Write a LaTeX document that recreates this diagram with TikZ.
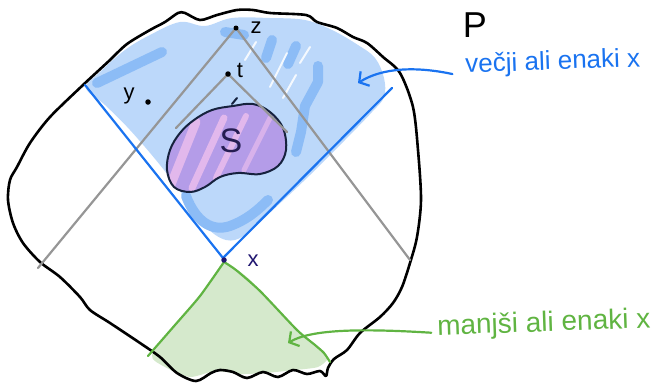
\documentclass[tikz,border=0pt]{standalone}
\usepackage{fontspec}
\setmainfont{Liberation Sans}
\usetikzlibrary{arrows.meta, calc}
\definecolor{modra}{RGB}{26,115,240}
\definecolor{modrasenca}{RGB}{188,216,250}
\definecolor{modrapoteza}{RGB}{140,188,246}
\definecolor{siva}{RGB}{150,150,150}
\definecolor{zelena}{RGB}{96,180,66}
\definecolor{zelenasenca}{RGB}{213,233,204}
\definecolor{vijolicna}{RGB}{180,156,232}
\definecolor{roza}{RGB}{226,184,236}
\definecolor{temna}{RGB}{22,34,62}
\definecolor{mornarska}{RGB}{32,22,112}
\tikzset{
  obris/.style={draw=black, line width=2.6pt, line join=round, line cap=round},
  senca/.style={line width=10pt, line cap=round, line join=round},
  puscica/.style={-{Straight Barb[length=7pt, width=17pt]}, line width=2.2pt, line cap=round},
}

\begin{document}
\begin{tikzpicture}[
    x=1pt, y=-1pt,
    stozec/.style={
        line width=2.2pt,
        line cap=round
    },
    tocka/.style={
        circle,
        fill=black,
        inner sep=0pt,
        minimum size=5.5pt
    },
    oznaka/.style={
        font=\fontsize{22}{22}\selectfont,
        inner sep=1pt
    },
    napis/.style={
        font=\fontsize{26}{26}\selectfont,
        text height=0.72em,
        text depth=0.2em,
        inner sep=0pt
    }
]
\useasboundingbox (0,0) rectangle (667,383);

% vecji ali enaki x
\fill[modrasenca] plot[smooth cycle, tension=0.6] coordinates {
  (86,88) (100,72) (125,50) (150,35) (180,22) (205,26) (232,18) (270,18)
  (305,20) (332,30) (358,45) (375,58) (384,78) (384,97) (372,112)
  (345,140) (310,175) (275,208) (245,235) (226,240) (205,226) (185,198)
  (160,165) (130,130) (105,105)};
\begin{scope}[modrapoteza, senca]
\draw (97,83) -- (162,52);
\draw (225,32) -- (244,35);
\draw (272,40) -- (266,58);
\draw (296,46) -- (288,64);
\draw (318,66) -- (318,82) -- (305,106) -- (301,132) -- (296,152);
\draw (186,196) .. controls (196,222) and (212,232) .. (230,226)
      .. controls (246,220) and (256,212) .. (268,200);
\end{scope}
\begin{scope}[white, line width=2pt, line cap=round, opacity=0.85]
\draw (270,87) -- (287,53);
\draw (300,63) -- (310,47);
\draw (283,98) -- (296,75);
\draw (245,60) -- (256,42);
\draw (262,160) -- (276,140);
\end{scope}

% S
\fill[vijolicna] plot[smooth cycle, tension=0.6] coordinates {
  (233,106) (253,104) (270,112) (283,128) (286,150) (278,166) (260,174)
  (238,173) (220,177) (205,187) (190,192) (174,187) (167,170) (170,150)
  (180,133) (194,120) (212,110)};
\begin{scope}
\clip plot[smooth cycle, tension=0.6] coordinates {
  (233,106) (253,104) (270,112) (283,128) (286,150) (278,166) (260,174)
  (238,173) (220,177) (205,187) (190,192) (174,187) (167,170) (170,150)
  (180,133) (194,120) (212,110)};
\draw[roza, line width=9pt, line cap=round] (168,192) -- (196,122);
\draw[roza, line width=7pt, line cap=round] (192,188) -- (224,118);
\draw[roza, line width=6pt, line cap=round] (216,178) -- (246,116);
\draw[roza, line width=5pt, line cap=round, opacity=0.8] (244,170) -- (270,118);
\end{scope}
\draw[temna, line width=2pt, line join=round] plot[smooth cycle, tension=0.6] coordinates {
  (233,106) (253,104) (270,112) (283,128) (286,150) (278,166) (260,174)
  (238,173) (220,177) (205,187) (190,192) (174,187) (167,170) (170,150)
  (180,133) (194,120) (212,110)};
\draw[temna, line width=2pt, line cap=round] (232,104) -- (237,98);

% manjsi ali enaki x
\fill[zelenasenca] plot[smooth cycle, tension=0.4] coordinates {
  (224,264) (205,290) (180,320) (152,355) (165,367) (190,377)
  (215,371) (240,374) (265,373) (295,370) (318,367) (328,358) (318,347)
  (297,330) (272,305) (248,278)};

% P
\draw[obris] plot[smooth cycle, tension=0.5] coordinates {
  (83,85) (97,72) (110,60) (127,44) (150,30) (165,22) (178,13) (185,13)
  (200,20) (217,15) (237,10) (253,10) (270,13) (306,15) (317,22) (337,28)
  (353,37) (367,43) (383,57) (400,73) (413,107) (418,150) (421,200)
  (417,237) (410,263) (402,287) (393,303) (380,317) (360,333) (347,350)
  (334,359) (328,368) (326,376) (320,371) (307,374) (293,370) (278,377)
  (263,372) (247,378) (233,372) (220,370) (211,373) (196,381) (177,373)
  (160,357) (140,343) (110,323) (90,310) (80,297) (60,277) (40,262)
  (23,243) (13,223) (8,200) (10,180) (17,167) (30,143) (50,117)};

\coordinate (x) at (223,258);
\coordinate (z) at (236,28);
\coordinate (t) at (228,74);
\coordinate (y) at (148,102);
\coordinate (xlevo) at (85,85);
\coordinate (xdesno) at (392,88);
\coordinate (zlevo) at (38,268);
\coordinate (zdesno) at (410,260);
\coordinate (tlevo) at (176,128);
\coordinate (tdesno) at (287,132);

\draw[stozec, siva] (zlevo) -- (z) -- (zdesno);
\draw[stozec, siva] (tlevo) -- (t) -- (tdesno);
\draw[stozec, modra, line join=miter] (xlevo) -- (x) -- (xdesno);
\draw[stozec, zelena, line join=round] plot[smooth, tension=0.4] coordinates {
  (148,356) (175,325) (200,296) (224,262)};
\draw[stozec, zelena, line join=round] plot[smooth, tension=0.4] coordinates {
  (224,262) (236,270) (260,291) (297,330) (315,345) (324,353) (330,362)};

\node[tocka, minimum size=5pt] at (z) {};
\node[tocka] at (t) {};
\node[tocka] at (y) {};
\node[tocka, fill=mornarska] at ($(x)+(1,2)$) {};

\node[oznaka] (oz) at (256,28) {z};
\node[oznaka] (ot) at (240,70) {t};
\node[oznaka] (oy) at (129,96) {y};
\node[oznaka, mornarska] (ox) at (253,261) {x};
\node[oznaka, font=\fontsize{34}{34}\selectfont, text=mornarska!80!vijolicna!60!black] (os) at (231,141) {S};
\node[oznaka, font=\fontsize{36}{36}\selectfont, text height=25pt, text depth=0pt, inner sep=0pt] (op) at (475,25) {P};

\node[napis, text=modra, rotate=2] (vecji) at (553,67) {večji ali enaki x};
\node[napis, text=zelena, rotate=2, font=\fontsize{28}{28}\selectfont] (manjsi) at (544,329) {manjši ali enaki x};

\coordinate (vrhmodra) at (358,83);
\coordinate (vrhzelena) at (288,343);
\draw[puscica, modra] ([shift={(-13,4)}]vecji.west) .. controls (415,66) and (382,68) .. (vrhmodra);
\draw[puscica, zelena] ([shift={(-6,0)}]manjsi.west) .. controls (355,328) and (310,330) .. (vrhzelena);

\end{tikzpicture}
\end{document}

◆ ◆ ◆ ◆ ◆

WHAT IS NEEDED: Copy out all of the material exactly as written, without its pictures.

RESPONSE:
Write a LaTeX document that recreates this diagram with TikZ.
\documentclass[tikz,border=0pt]{standalone}
\usepackage{fontspec}
\setmainfont{Liberation Sans}
\usetikzlibrary{arrows.meta, calc}
\definecolor{modra}{RGB}{26,115,240}
\definecolor{modrasenca}{RGB}{188,216,250}
\definecolor{modrapoteza}{RGB}{140,188,246}
\definecolor{siva}{RGB}{150,150,150}
\definecolor{zelena}{RGB}{96,180,66}
\definecolor{zelenasenca}{RGB}{213,233,204}
\definecolor{vijolicna}{RGB}{180,156,232}
\definecolor{roza}{RGB}{226,184,236}
\definecolor{temna}{RGB}{22,34,62}
\definecolor{mornarska}{RGB}{32,22,112}
\tikzset{
  obris/.style={draw=black, line width=2.6pt, line join=round, line cap=round},
  senca/.style={line width=10pt, line cap=round, line join=round},
  puscica/.style={-{Straight Barb[length=7pt, width=17pt]}, line width=2.2pt, line cap=round},
}

\begin{document}
\begin{tikzpicture}[
    x=1pt, y=-1pt,
    stozec/.style={
        line width=2.2pt,
        line cap=round
    },
    tocka/.style={
        circle,
        fill=black,
        inner sep=0pt,
        minimum size=5.5pt
    },
    oznaka/.style={
        font=\fontsize{22}{22}\selectfont,
        inner sep=1pt
    },
    napis/.style={
        font=\fontsize{26}{26}\selectfont,
        text height=0.72em,
        text depth=0.2em,
        inner sep=0pt
    }
]
\useasboundingbox (0,0) rectangle (667,383);

% vecji ali enaki x
\fill[modrasenca] plot[smooth cycle, tension=0.6] coordinates {
  (86,88) (100,72) (125,50) (150,35) (180,22) (205,26) (232,18) (270,18)
  (305,20) (332,30) (358,45) (375,58) (384,78) (384,97) (372,112)
  (345,140) (310,175) (275,208) (245,235) (226,240) (205,226) (185,198)
  (160,165) (130,130) (105,105)};
\begin{scope}[modrapoteza, senca]
\draw (97,83) -- (162,52);
\draw (225,32) -- (244,35);
\draw (272,40) -- (266,58);
\draw (296,46) -- (288,64);
\draw (318,66) -- (318,82) -- (305,106) -- (301,132) -- (296,152);
\draw (186,196) .. controls (196,222) and (212,232) .. (230,226)
      .. controls (246,220) and (256,212) .. (268,200);
\end{scope}
\begin{scope}[white, line width=2pt, line cap=round, opacity=0.85]
\draw (270,87) -- (287,53);
\draw (300,63) -- (310,47);
\draw (283,98) -- (296,75);
\draw (245,60) -- (256,42);
\draw (262,160) -- (276,140);
\end{scope}

% S
\fill[vijolicna] plot[smooth cycle, tension=0.6] coordinates {
  (233,106) (253,104) (270,112) (283,128) (286,150) (278,166) (260,174)
  (238,173) (220,177) (205,187) (190,192) (174,187) (167,170) (170,150)
  (180,133) (194,120) (212,110)};
\begin{scope}
\clip plot[smooth cycle, tension=0.6] coordinates {
  (233,106) (253,104) (270,112) (283,128) (286,150) (278,166) (260,174)
  (238,173) (220,177) (205,187) (190,192) (174,187) (167,170) (170,150)
  (180,133) (194,120) (212,110)};
\draw[roza, line width=9pt, line cap=round] (168,192) -- (196,122);
\draw[roza, line width=7pt, line cap=round] (192,188) -- (224,118);
\draw[roza, line width=6pt, line cap=round] (216,178) -- (246,116);
\draw[roza, line width=5pt, line cap=round, opacity=0.8] (244,170) -- (270,118);
\end{scope}
\draw[temna, line width=2pt, line join=round] plot[smooth cycle, tension=0.6] coordinates {
  (233,106) (253,104) (270,112) (283,128) (286,150) (278,166) (260,174)
  (238,173) (220,177) (205,187) (190,192) (174,187) (167,170) (170,150)
  (180,133) (194,120) (212,110)};
\draw[temna, line width=2pt, line cap=round] (232,104) -- (237,98);

% manjsi ali enaki x
\fill[zelenasenca] plot[smooth cycle, tension=0.4] coordinates {
  (224,264) (205,290) (180,320) (152,355) (165,367) (190,377)
  (215,371) (240,374) (265,373) (295,370) (318,367) (328,358) (318,347)
  (297,330) (272,305) (248,278)};

% P
\draw[obris] plot[smooth cycle, tension=0.5] coordinates {
  (83,85) (97,72) (110,60) (127,44) (150,30) (165,22) (178,13) (185,13)
  (200,20) (217,15) (237,10) (253,10) (270,13) (306,15) (317,22) (337,28)
  (353,37) (367,43) (383,57) (400,73) (413,107) (418,150) (421,200)
  (417,237) (410,263) (402,287) (393,303) (380,317) (360,333) (347,350)
  (334,359) (328,368) (326,376) (320,371) (307,374) (293,370) (278,377)
  (263,372) (247,378) (233,372) (220,370) (211,373) (196,381) (177,373)
  (160,357) (140,343) (110,323) (90,310) (80,297) (60,277) (40,262)
  (23,243) (13,223) (8,200) (10,180) (17,167) (30,143) (50,117)};

\coordinate (x) at (223,258);
\coordinate (z) at (236,28);
\coordinate (t) at (228,74);
\coordinate (y) at (148,102);
\coordinate (xlevo) at (85,85);
\coordinate (xdesno) at (392,88);
\coordinate (zlevo) at (38,268);
\coordinate (zdesno) at (410,260);
\coordinate (tlevo) at (176,128);
\coordinate (tdesno) at (287,132);

\draw[stozec, siva] (zlevo) -- (z) -- (zdesno);
\draw[stozec, siva] (tlevo) -- (t) -- (tdesno);
\draw[stozec, modra, line join=miter] (xlevo) -- (x) -- (xdesno);
\draw[stozec, zelena, line join=round] plot[smooth, tension=0.4] coordinates {
  (148,356) (175,325) (200,296) (224,262)};
\draw[stozec, zelena, line join=round] plot[smooth, tension=0.4] coordinates {
  (224,262) (236,270) (260,291) (297,330) (315,345) (324,353) (330,362)};

\node[tocka, minimum size=5pt] at (z) {};
\node[tocka] at (t) {};
\node[tocka] at (y) {};
\node[tocka, fill=mornarska] at ($(x)+(1,2)$) {};

\node[oznaka] (oz) at (256,28) {z};
\node[oznaka] (ot) at (240,70) {t};
\node[oznaka] (oy) at (129,96) {y};
\node[oznaka, mornarska] (ox) at (253,261) {x};
\node[oznaka, font=\fontsize{34}{34}\selectfont, text=mornarska!80!vijolicna!60!black] (os) at (231,141) {S};
\node[oznaka, font=\fontsize{36}{36}\selectfont, text height=25pt, text depth=0pt, inner sep=0pt] (op) at (475,25) {P};

\node[napis, text=modra, rotate=2] (vecji) at (553,67) {večji ali enaki x};
\node[napis, text=zelena, rotate=2, font=\fontsize{28}{28}\selectfont] (manjsi) at (544,329) {manjši ali enaki x};

\coordinate (vrhmodra) at (358,83);
\coordinate (vrhzelena) at (288,343);
\draw[puscica, modra] ([shift={(-13,4)}]vecji.west) .. controls (415,66) and (382,68) .. (vrhmodra);
\draw[puscica, zelena] ([shift={(-6,0)}]manjsi.west) .. controls (355,328) and (310,330) .. (vrhzelena);

\end{tikzpicture}
\end{document}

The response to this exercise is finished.